This post is part of the Science Tuesday feature series on the USDA blog. Check back each week as we showcase stories and news from the USDA’s rich science and research portfolio.
A pine cone has many purposes. It could serve as a home for birds and insects. Pine cones contain seeds to use in reforestation projects. They even can be made into fanciful ornaments to adorn the 2014 Capitol Christmas Tree.
That’s exactly what students learned during a recent Science Fusion program at the Science Museum of Minnesota.
As part of an overarching mission to the world of science, technology, engineering and math, these special Saturday programs afford underserved Minnesota youth the opportunity to interact with local scientists, engineers, inventors and science educators through hands-on activities.
The Minnesota Department of Natural Resources got involved by donating white pine cones to be used in creating the ornaments. But nothing is left to waste.
“The seeds have been removed to be used in reforestation projects across the state,” said Teri Heyer, with the U.S. Forest Service’s Urban Connections program.
The pine cone project was especially significant given that this year’s Capital Christmas tree will come from Minnesota’s Chippewa National Forest.
A generation has passed since a tree from Minnesota has been placed at the U.S. Capitol as part of the annual holiday celebrations.

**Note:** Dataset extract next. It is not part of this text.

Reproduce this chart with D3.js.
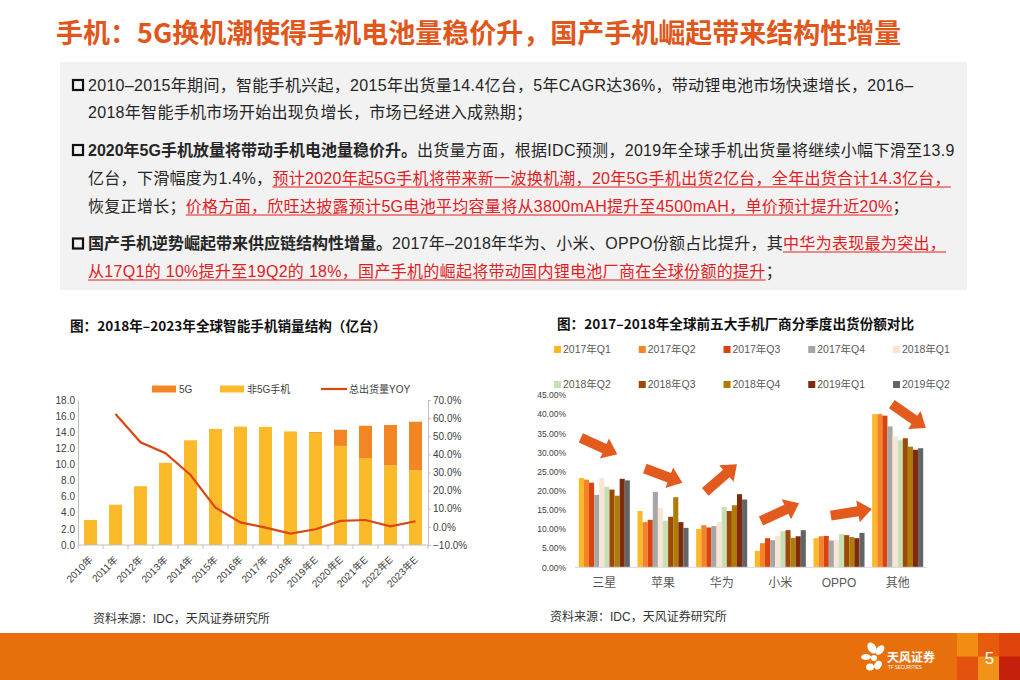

In 1992, the Chippewa National Forest and Leech Lake Reservation sent a 60-foot white spruce along with thousands of ornaments made by local school children.
“The forest is very excited to have this opportunity again,” said Forest Supervisor Darla Lenz. “The 2014 Capitol Christmas tree is a great opportunity to showcase Minnesota in our nation’s capital. Thousands of ornaments representing Minnesota will be created by people from all over the state for this project. What better way for our residents to share what their home means on a national stage.”
Groups, organizations and individuals interested in helping with the year-long celebration and planning for the 2014 Capitol Christmas Tree may contact Michael Theune on the Chippewa National Forest, by email at email@example.com.
The Forest Service is a proud partner of Science Fusion Saturdays as it provides an opportunity to talk about natural resources with urban youth, and share Forest Service career information.
Providing the U.S. Capitol Christmas Tree is a labor of love that begins up to two years in advance. A team in the Forest Service headquarters in Washington, D.C., coordinates with field employees from the chosen forest. No tax dollars are used. However, Forest Service employees are assigned to help oversee the project.